Shrug If I Don'tI might be frank and straightforward. I always stand firm on my beliefs and principles. I am honest to say what I feel. I am a very transparent person especially if you read me through my stories. Sometimes such kind of behavior put me in troubles especially if I feel that a friend becomes somehow distant after an exchange of conversation. I give space and don't intrude until I feel that I have reach the boiling point to break the silence.
I accept people as they are. We might clash if we have different points of view but it doesn't mean that I don't respect our friendship or you as a person. If I have wronged you, either am conscious about it or not and can't magnify your actions I can't just simply let you go. If you had been a close friend, I would always try to reach out to know if I have hurt you which prompted you to do such action against me. Perhaps, I need an explanation. But if you don't wanna give it and you just prefer to drift away, it's fine with me. I cannot force you to be my friend even if I wanted to.
I had a misunderstanding with a dear friend a week ago though I really don't know what was the reason. I was baffled and confused but let some days ebb away to give us both space where we could be with ourselves to mull-over the situation. When I can't stand the iniquity of such silence, I ventured to ask and said sorry if I had done something wrong. From there we understood each other more and the friendship stays. I was glad and happy that I exerted an extra mile to reach out.
Now, a friend here on EP removed me from the list for the second time. I asked about it the first time I was removed, got a vague answer then re-added me again. Now it's the second time...whew!...I don't know why. I was asking myself, "what's wrong with this person?" I sent a PM as a way of saying thank you for the friendship and I was aware that I was removed for the second time. I don't need an explanation anymore. It's too much and I think it will only add a pich of salt to the gaping wound. I am willing to apologize if I have wronged but I can't think of anything. Hence, it's time to give up and move on. If that's the better way between us, so be it.
On the outside world, I either connect with my friends through phone or facebook and on EP I always interact with my friends through comments, whiteboard and PM's. If you are on my top list, I would wonder why did you remove me? But I guess, some people have such kind of preference. How vague it may seem, I do respect it. Shrug.
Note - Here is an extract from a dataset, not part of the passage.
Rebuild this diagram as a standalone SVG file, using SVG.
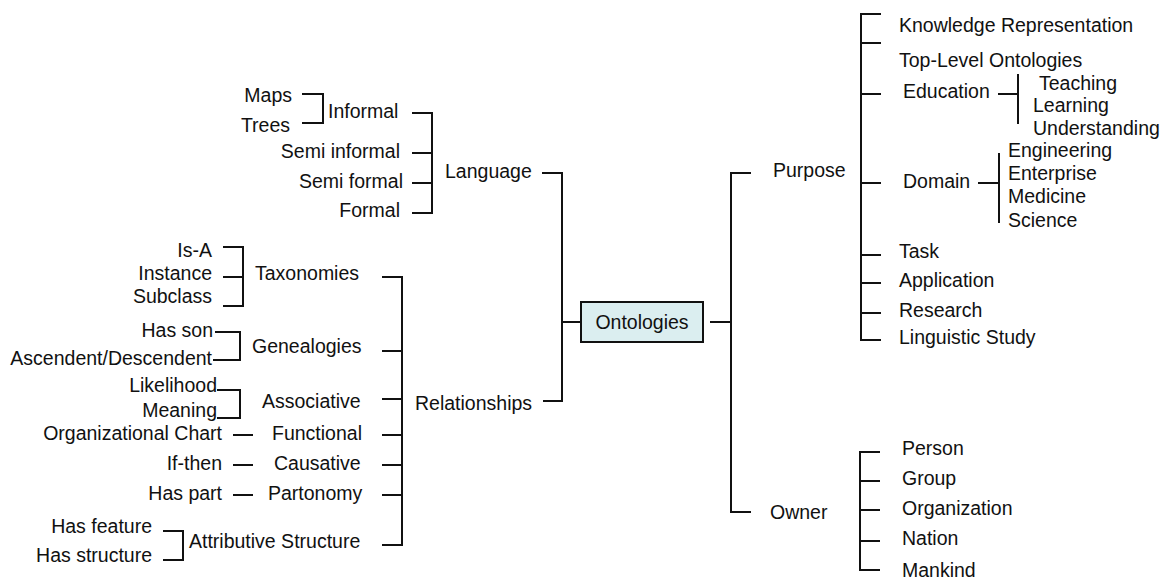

I only thought that if we're close enough knowing some personal information between each other, we tend to hold the friendship in our hands. Maybe I was wrong. Maybe I was the only one being sentimental. I don't know if there's something wrong with me. The last time I checked, I am still normal...lol..
Well, I don't expect some friends to treasure me like the way I treasure them. if you did it once I won't ask why on the second time. I thinks it's simply being redundant and true friendship nurtures but never ignores. It grows steadier through time without hypocrisy.